## EXERCISE BRIEF
Go through the material and write it all out exactly, minus the pictures.

## DATA EXCERPT
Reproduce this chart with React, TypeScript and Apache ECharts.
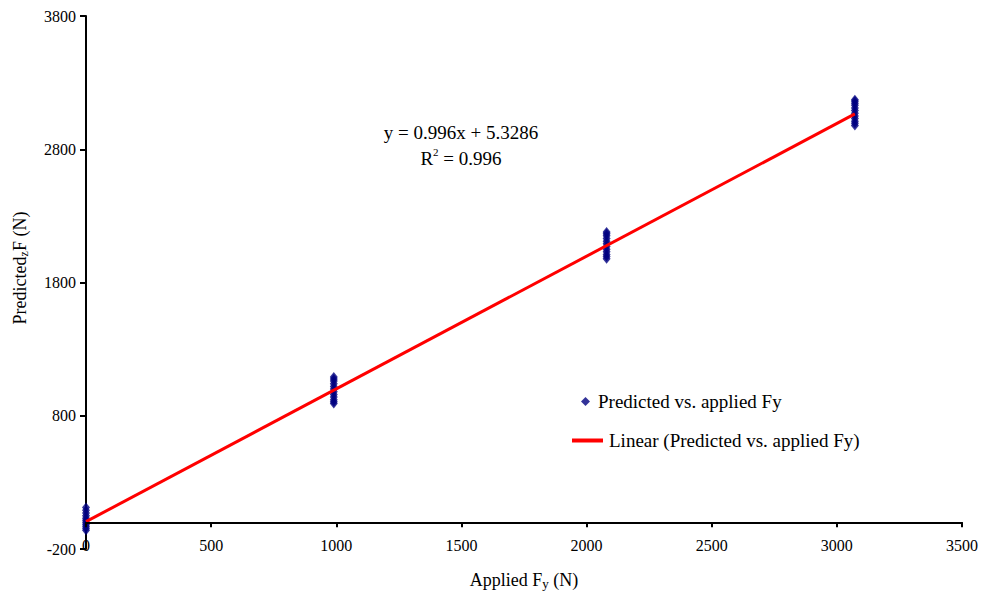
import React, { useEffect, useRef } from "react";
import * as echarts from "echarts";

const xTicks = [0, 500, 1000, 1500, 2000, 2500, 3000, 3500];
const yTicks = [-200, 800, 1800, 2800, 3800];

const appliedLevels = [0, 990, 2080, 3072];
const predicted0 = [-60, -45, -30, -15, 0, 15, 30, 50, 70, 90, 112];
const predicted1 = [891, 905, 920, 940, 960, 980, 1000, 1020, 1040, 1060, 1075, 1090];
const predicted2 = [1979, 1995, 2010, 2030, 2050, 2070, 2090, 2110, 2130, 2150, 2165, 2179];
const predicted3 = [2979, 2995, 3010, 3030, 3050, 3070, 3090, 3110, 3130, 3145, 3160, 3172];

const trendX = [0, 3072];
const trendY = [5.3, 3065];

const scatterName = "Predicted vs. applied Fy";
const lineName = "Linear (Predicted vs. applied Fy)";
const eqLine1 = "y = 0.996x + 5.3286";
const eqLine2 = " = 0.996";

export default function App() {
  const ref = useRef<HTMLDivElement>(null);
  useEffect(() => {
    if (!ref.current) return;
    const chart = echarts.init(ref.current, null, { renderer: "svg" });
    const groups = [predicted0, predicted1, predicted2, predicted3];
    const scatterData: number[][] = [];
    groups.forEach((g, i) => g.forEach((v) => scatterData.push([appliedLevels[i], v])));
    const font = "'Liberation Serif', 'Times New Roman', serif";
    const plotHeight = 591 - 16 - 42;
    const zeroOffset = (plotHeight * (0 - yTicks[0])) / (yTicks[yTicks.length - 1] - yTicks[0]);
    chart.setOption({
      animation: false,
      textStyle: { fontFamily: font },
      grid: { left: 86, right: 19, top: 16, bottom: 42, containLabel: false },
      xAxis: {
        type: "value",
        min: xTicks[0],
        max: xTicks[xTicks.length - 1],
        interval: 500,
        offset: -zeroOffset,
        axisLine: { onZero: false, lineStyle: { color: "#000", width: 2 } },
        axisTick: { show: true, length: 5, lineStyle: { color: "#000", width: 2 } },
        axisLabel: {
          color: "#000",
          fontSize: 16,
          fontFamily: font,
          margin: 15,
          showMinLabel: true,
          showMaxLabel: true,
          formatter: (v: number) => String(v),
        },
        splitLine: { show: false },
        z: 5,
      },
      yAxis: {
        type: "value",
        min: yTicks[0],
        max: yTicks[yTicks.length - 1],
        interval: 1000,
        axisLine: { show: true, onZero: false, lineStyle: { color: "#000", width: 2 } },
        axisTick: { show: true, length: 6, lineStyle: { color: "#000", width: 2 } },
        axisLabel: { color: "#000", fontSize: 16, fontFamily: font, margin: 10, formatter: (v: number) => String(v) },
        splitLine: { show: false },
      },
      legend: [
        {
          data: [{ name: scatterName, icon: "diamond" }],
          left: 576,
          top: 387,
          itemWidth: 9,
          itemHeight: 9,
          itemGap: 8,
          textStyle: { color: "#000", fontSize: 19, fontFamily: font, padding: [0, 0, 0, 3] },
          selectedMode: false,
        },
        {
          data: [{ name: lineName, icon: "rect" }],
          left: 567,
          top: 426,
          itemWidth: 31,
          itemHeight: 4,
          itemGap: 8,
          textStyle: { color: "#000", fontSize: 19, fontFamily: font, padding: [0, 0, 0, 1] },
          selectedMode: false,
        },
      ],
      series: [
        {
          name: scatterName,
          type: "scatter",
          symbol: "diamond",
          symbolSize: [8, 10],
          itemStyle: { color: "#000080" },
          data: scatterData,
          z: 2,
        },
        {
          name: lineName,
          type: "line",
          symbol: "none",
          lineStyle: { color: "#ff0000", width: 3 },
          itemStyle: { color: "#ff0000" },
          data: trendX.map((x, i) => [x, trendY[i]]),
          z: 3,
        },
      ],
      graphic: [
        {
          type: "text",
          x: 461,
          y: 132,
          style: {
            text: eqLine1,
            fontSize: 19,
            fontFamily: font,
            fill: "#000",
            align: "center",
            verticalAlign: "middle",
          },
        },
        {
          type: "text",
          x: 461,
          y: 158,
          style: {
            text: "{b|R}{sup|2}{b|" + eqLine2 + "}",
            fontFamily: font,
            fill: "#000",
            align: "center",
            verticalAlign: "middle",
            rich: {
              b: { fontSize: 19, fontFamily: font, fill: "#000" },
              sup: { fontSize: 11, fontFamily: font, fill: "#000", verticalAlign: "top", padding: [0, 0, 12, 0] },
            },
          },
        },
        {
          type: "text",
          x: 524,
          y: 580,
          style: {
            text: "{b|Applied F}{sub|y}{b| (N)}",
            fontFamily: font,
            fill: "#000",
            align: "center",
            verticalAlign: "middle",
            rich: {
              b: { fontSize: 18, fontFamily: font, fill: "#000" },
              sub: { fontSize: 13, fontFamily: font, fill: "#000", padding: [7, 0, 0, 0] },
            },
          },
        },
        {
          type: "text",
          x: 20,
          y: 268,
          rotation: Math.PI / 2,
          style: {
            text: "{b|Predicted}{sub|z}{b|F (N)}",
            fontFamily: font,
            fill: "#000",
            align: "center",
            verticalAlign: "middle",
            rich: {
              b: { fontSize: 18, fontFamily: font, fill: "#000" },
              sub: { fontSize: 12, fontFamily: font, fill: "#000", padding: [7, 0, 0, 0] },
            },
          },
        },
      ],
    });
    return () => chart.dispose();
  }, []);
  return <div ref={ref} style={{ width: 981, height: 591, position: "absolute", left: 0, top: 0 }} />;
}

## RESPONSE
Reproduce this chart with React, TypeScript and Apache ECharts.
import React, { useEffect, useRef } from "react";
import * as echarts from "echarts";

const xTicks = [0, 500, 1000, 1500, 2000, 2500, 3000, 3500];
const yTicks = [-200, 800, 1800, 2800, 3800];

const appliedLevels = [0, 990, 2080, 3072];
const predicted0 = [-60, -45, -30, -15, 0, 15, 30, 50, 70, 90, 112];
const predicted1 = [891, 905, 920, 940, 960, 980, 1000, 1020, 1040, 1060, 1075, 1090];
const predicted2 = [1979, 1995, 2010, 2030, 2050, 2070, 2090, 2110, 2130, 2150, 2165, 2179];
const predicted3 = [2979, 2995, 3010, 3030, 3050, 3070, 3090, 3110, 3130, 3145, 3160, 3172];

const trendX = [0, 3072];
const trendY = [5.3, 3065];

const scatterName = "Predicted vs. applied Fy";
const lineName = "Linear (Predicted vs. applied Fy)";
const eqLine1 = "y = 0.996x + 5.3286";
const eqLine2 = " = 0.996";

export default function App() {
  const ref = useRef<HTMLDivElement>(null);
  useEffect(() => {
    if (!ref.current) return;
    const chart = echarts.init(ref.current, null, { renderer: "svg" });
    const groups = [predicted0, predicted1, predicted2, predicted3];
    const scatterData: number[][] = [];
    groups.forEach((g, i) => g.forEach((v) => scatterData.push([appliedLevels[i], v])));
    const font = "'Liberation Serif', 'Times New Roman', serif";
    const plotHeight = 591 - 16 - 42;
    const zeroOffset = (plotHeight * (0 - yTicks[0])) / (yTicks[yTicks.length - 1] - yTicks[0]);
    chart.setOption({
      animation: false,
      textStyle: { fontFamily: font },
      grid: { left: 86, right: 19, top: 16, bottom: 42, containLabel: false },
      xAxis: {
        type: "value",
        min: xTicks[0],
        max: xTicks[xTicks.length - 1],
        interval: 500,
        offset: -zeroOffset,
        axisLine: { onZero: false, lineStyle: { color: "#000", width: 2 } },
        axisTick: { show: true, length: 5, lineStyle: { color: "#000", width: 2 } },
        axisLabel: {
          color: "#000",
          fontSize: 16,
          fontFamily: font,
          margin: 15,
          showMinLabel: true,
          showMaxLabel: true,
          formatter: (v: number) => String(v),
        },
        splitLine: { show: false },
        z: 5,
      },
      yAxis: {
        type: "value",
        min: yTicks[0],
        max: yTicks[yTicks.length - 1],
        interval: 1000,
        axisLine: { show: true, onZero: false, lineStyle: { color: "#000", width: 2 } },
        axisTick: { show: true, length: 6, lineStyle: { color: "#000", width: 2 } },
        axisLabel: { color: "#000", fontSize: 16, fontFamily: font, margin: 10, formatter: (v: number) => String(v) },
        splitLine: { show: false },
      },
      legend: [
        {
          data: [{ name: scatterName, icon: "diamond" }],
          left: 576,
          top: 387,
          itemWidth: 9,
          itemHeight: 9,
          itemGap: 8,
          textStyle: { color: "#000", fontSize: 19, fontFamily: font, padding: [0, 0, 0, 3] },
          selectedMode: false,
        },
        {
          data: [{ name: lineName, icon: "rect" }],
          left: 567,
          top: 426,
          itemWidth: 31,
          itemHeight: 4,
          itemGap: 8,
          textStyle: { color: "#000", fontSize: 19, fontFamily: font, padding: [0, 0, 0, 1] },
          selectedMode: false,
        },
      ],
      series: [
        {
          name: scatterName,
          type: "scatter",
          symbol: "diamond",
          symbolSize: [8, 10],
          itemStyle: { color: "#000080" },
          data: scatterData,
          z: 2,
        },
        {
          name: lineName,
          type: "line",
          symbol: "none",
          lineStyle: { color: "#ff0000", width: 3 },
          itemStyle: { color: "#ff0000" },
          data: trendX.map((x, i) => [x, trendY[i]]),
          z: 3,
        },
      ],
      graphic: [
        {
          type: "text",
          x: 461,
          y: 132,
          style: {
            text: eqLine1,
            fontSize: 19,
            fontFamily: font,
            fill: "#000",
            align: "center",
            verticalAlign: "middle",
          },
        },
        {
          type: "text",
          x: 461,
          y: 158,
          style: {
            text: "{b|R}{sup|2}{b|" + eqLine2 + "}",
            fontFamily: font,
            fill: "#000",
            align: "center",
            verticalAlign: "middle",
            rich: {
              b: { fontSize: 19, fontFamily: font, fill: "#000" },
              sup: { fontSize: 11, fontFamily: font, fill: "#000", verticalAlign: "top", padding: [0, 0, 12, 0] },
            },
          },
        },
        {
          type: "text",
          x: 524,
          y: 580,
          style: {
            text: "{b|Applied F}{sub|y}{b| (N)}",
            fontFamily: font,
            fill: "#000",
            align: "center",
            verticalAlign: "middle",
            rich: {
              b: { fontSize: 18, fontFamily: font, fill: "#000" },
              sub: { fontSize: 13, fontFamily: font, fill: "#000", padding: [7, 0, 0, 0] },
            },
          },
        },
        {
          type: "text",
          x: 20,
          y: 268,
          rotation: Math.PI / 2,
          style: {
            text: "{b|Predicted}{sub|z}{b|F (N)}",
            fontFamily: font,
            fill: "#000",
            align: "center",
            verticalAlign: "middle",
            rich: {
              b: { fontSize: 18, fontFamily: font, fill: "#000" },
              sub: { fontSize: 12, fontFamily: font, fill: "#000", padding: [7, 0, 0, 0] },
            },
          },
        },
      ],
    });
    return () => chart.dispose();
  }, []);
  return <div ref={ref} style={{ width: 981, height: 591, position: "absolute", left: 0, top: 0 }} />;
}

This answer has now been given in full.